Prior to Partition in 1947, the anticolonial leader Abdul Ghaffar Khan believed that Muslim self-statement at the regional level could produce an inclusive, secular nationalism in India. Universalizing his Pashtun inheritance for India and the world, Ghaffar Khan made a politics of honour and obligation the foundation for an ethical reciprocity between Muslim Pashtuns and Hindu Hindustanis. His endorsement of Nehruvian socialism enhanced this contemporary, civic orientation of his Indian nationalism. Moreover, the presence of neighbouring Afghanistan, with its large Pashtun population, meant that historical inheritance was unable to decisively award modern Indian nationality to Pashtuns. And yet, this did not prevent Ghaffar Khan from indulging in ancient history and making his Frontier the origin of India.
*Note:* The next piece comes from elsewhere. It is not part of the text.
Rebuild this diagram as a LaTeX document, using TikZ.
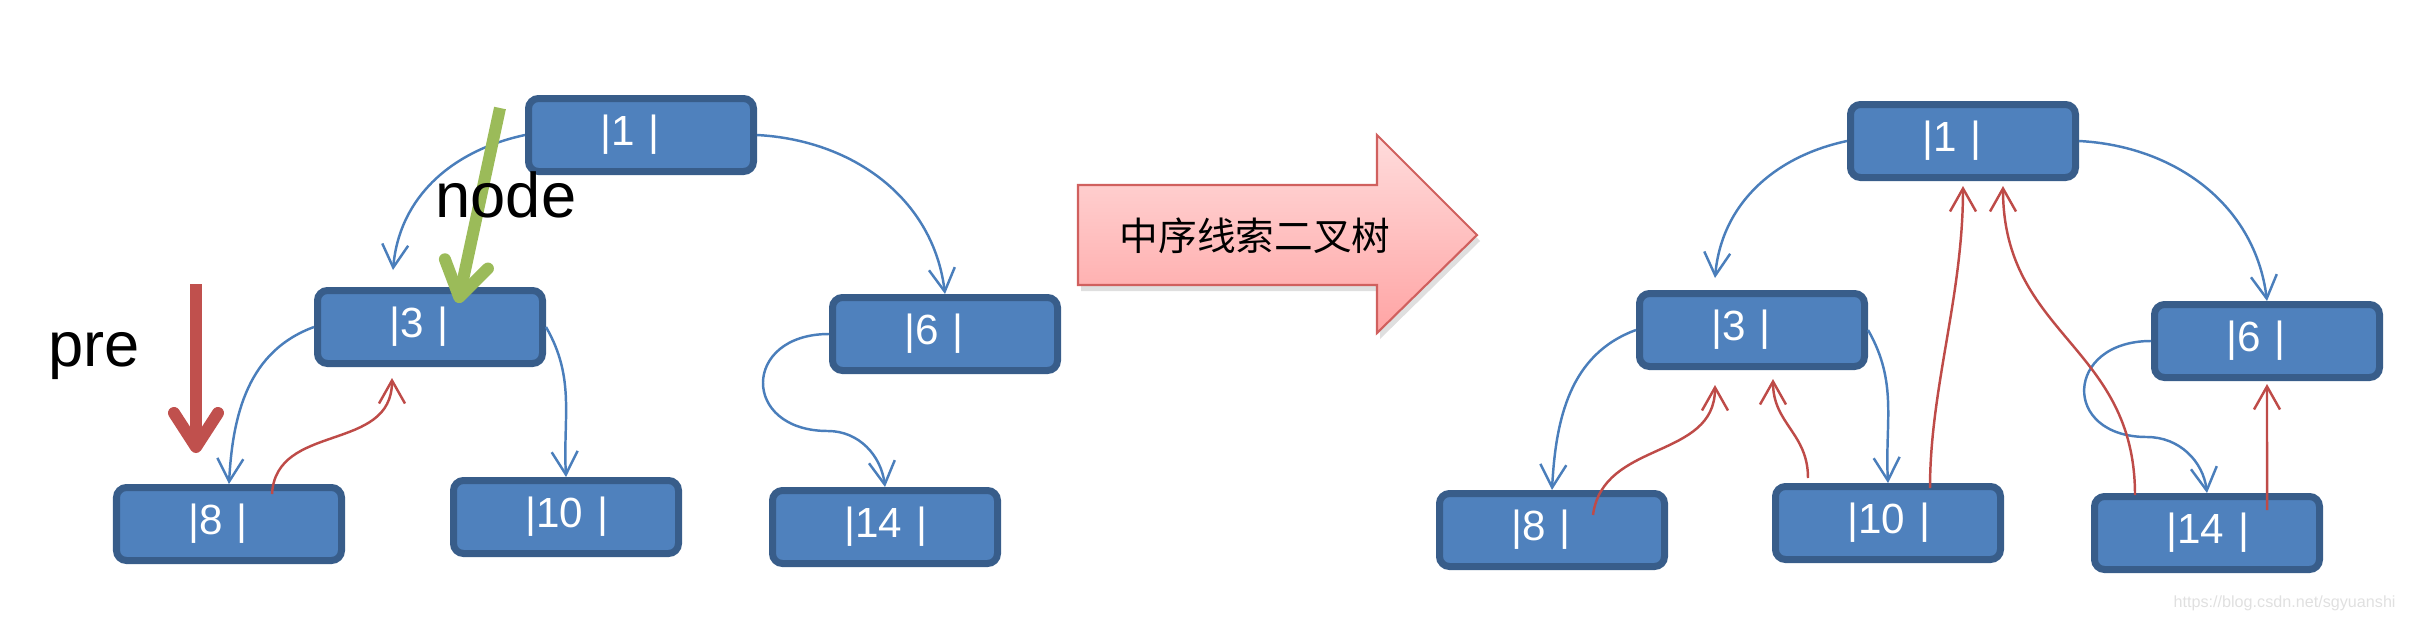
\documentclass[tikz,border=0pt]{standalone}
\usepackage{fontspec}
\setmainfont{Liberation Sans}
\newfontfamily\cjk{Noto Sans CJK SC}
\usetikzlibrary{arrows.meta,shadows}
\definecolor{nodeblue}{HTML}{4F81BD}
\definecolor{nodeedge}{HTML}{385D8A}
\definecolor{linkblue}{HTML}{4A7EBB}
\definecolor{linkred}{HTML}{BE4B48}
\definecolor{prered}{HTML}{C0504D}
\definecolor{nodegreen}{HTML}{9BBB59}
\definecolor{pinktop}{HTML}{FFDCDC}
\definecolor{pinkbot}{HTML}{FFA4A4}
\definecolor{pinkedge}{HTML}{D0605E}
\begin{document}
\begin{tikzpicture}[
		tree/.style={draw=nodeedge, fill=nodeblue, line width=0.07cm, rounded corners=0.1cm, text=white, font=\fontsize{12}{14}\selectfont, align=left, text width=0.81cm, inner xsep=0.72cm, minimum height=0.73cm},
		child/.style={draw=linkblue, line width=0.7pt, -{Straight Barb[length=2.3mm,width=2.6mm]}},
		thread/.style={draw=linkred, line width=0.7pt, -{Straight Barb[length=2.3mm,width=2.6mm]}},
		pointer/.style={line width=0.12cm, -{Straight Barb[round,length=3.4mm,width=4.4mm]}},
		big/.style={font=\fontsize{18}{20}\selectfont, anchor=base}]
		\useasboundingbox (0,0) rectangle (24.18,-6.20);
		\node[tree] (a1) at (6.41,-1.35) {|1~|};
		\node[tree] (a3) at (4.30,-3.27) {|3~|};
		\node[tree] (a8) at (2.29,-5.24) {|8~|};
		\node[tree] (a10) at (5.66,-5.17) {|10~|};
		\node[tree] (a6) at (9.45,-3.34) {|6~|};
		\node[tree] (a14) at (8.85,-5.27) {|14~|};
		\draw[child] (a1.west) to[out=192,in=85] ([xshift=-0.37cm,yshift=0.17cm]a3.north);
		\draw[child] (a1.east) to[out=-3,in=97] (a6.north);
		\draw[child] (a3.west) to[out=200,in=87] (a8.north);
		\draw[child] (a3.east) to[out=-60,in=93] (a10.north);
		\draw[child] (a6.west) to[out=180,in=180,looseness=2.3] ([xshift=-1.17cm,yshift=-0.97cm]a6.center) to[out=0,in=97] (a14.north);
		\draw[thread] ([xshift=0.43cm,yshift=0.30cm]a8.center) .. controls +(0.04,0.72) and +(0,-0.75) .. ([xshift=-0.38cm,yshift=-0.11cm]a3.south);
		\coordinate (pretop) at (1.96,-2.84);
		\coordinate (pretip) at (1.96,-4.53);
		\draw[pointer, prered] (pretop) -- (pretip);
		\coordinate (nodetop) at (5.00,-1.08);
		\coordinate (nodetip) at (4.58,-3.03);
		\draw[pointer, nodegreen] (nodetop) -- (nodetip);
		\node[big] (pre) at (0.94,-3.66) {pre};
		\node[big] (cur) at (5.06,-2.17) {node};
		\draw[draw=pinkedge, line width=0.6pt, top color=pinktop, bottom color=pinkbot, drop shadow={opacity=0.25, shadow xshift=0.03cm, shadow yshift=-0.06cm}] (10.78,-1.85) -- (13.77,-1.85) -- (13.77,-1.35) -- (14.77,-2.35) -- (13.77,-3.33) -- (13.77,-2.85) -- (10.78,-2.85) -- cycle;
		\node[font=\cjk\fontsize{11}{13}\selectfont] (title) at (12.55,-2.36) {中序线索二叉树};
		\node[tree] (b1) at (19.63,-1.41) {|1~|};
		\node[tree] (b3) at (17.52,-3.30) {|3~|};
		\node[tree] (b8) at (15.52,-5.30) {|8~|};
		\node[tree] (b10) at (18.88,-5.23) {|10~|};
		\node[tree] (b6) at (22.67,-3.41) {|6~|};
		\node[tree] (b14) at (22.07,-5.33) {|14~|};
		\draw[child] (b1.west) to[out=192,in=85] ([xshift=-0.37cm,yshift=0.12cm]b3.north);
		\draw[child] (b1.east) to[out=-3,in=97] (b6.north);
		\draw[child] (b3.west) to[out=200,in=87] (b8.north);
		\draw[child] (b3.east) to[out=-60,in=93] (b10.north);
		\draw[child] (b6.west) to[out=180,in=180,looseness=2.3] ([xshift=-1.20cm,yshift=-0.96cm]b6.center) to[out=0,in=97] (b14.north);
		\draw[thread] ([xshift=0.41cm,yshift=0.15cm]b8.center) .. controls +(0.1,0.75) and +(0,-0.75) .. ([xshift=-0.37cm,yshift=-0.15cm]b3.south);
		\draw[thread] ([xshift=-0.80cm,yshift=0.45cm]b10.center) .. controls +(0,0.45) and +(0,-0.45) .. ([xshift=0.21cm,yshift=-0.09cm]b3.south);
		\draw[thread] ([xshift=0.42cm,yshift=0.35cm]b10.center) .. controls +(0,1.0) and +(0,-1.1) .. ([yshift=-0.05cm]b1.south);
		\draw[thread] ([xshift=-0.72cm,yshift=0.38cm]b14.center) .. controls +(0,1.5) and +(0,-1.5) .. ([xshift=0.40cm,yshift=-0.05cm]b1.south);
		\draw[thread] ([xshift=0.60cm,yshift=0.23cm]b14.center) -- ([yshift=-0.03cm]b6.south);
		\node[text=black!12, font=\fontsize{4.6}{5}\selectfont, anchor=base east] (mark) at (24.08,-6.07) {https://blog.csdn.net/sgyuanshi};
	\end{tikzpicture}
\end{document}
This only reinforced his counterintuitive argument that this periphery was, in fact, the centre of a non-violent, progressive India. He strengthened this claim further by cutting through colonial India’s sectarian politics to frame his national question not in religious but in explicitly secular terms: were Pashtuns Indians or Afghans? Ultimately, only the tumultuous event of Partition could undo their secular exceptionalism.

About the speaker

Amar Sohal is an Early-Career Research Fellow in Politics and International Studies at the University of Cambridge. As an intellectual historian of modern India and Pakistan, he is interested in those ideas that continue to shape contemporary politics in both countries. His research focuses on anti-colonial nationalism, religious politics, and the secular state. Amar’s work contributes to an emerging scholarship committed to understanding figures from India’s anti-colonial struggle as political thinkers. It seeks, therefore, to not only fill a historiographical void, but to use this neglected thought to participate in a present-day discussion about the political in South Asia. Amar read History at University College London before going to Balliol College, Oxford for a MSt in South Asian History and Hindi Literature. In 2019, he completed his DPhil in History at Merton College, Oxford under the supervision of Professor Faisal Devji. He has since revised his dissertation for a monograph, The Muslim Secular: Parity and the Politics of India’s Partition (OUP, 2023). It examines the political thought of three eminent Indian Muslim nationalists of the twentieth century—Abul Kalam Azad, Sheikh Abdullah, and Abdul Ghaffar. Khan. Amar argues for the presence of a distinct Muslim secularity within the grander intellectual family of secular Indian nationalism.